2014 Arctic Sea Ice Maximum has Passed

It isn’t official yet, but it will be soon. The maximum extent of Arctic sea ice passed in the last week or two. Take a look at these two figures. The first is the daily Arctic sea ice extent as plotted by the National Snow and Ice Data Center. The second is the surface temperature in the Arctic region and was obtained from the Polar Portal. We can see from the first plot that the amount of ice extent is decreasing. Fluctuations are normal and expected, but the second figure shows that the surface temperature of the ice along the fringes is above freezing, so no new ice will be forming.

Source: NSIDC
Source: Polar Portal

Unfortunately, it looks like bad news for the Arctic sea ice this year.
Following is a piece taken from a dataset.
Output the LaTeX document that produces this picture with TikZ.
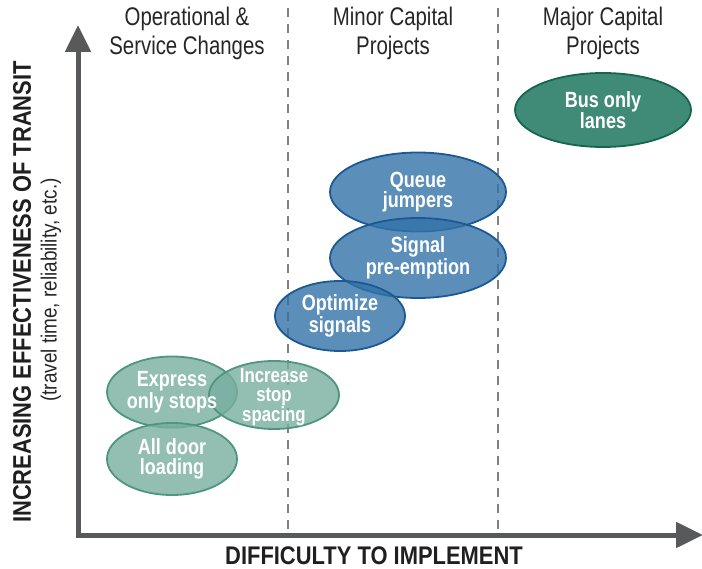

There is a long melt season ahead of us, so nothing is for certain. However, we are starting off badly. The level of sea ice this year is significantly below the 2012 level. This is important for two reasons. The summer of 2012 led to the lowest level of Arctic sea ice ever recorded, and this level was much lower than anything measured before. The second reason the 2014 levels are significant is because there was a large rebound of Arctic sea ice last year – a 60% rebound. Many people have been hoping this rebound would lead to increased levels of ice going into the future and slow down the climate change effects occurring in the Arctic region. However, even with the big 60% rebound, we see the extent levels for this year are starting out much lower than in recent years.

Hopefully, the melt rate will be slow this summer and we won’t see a recurrence of 2012, but I don’t feel good about the chances.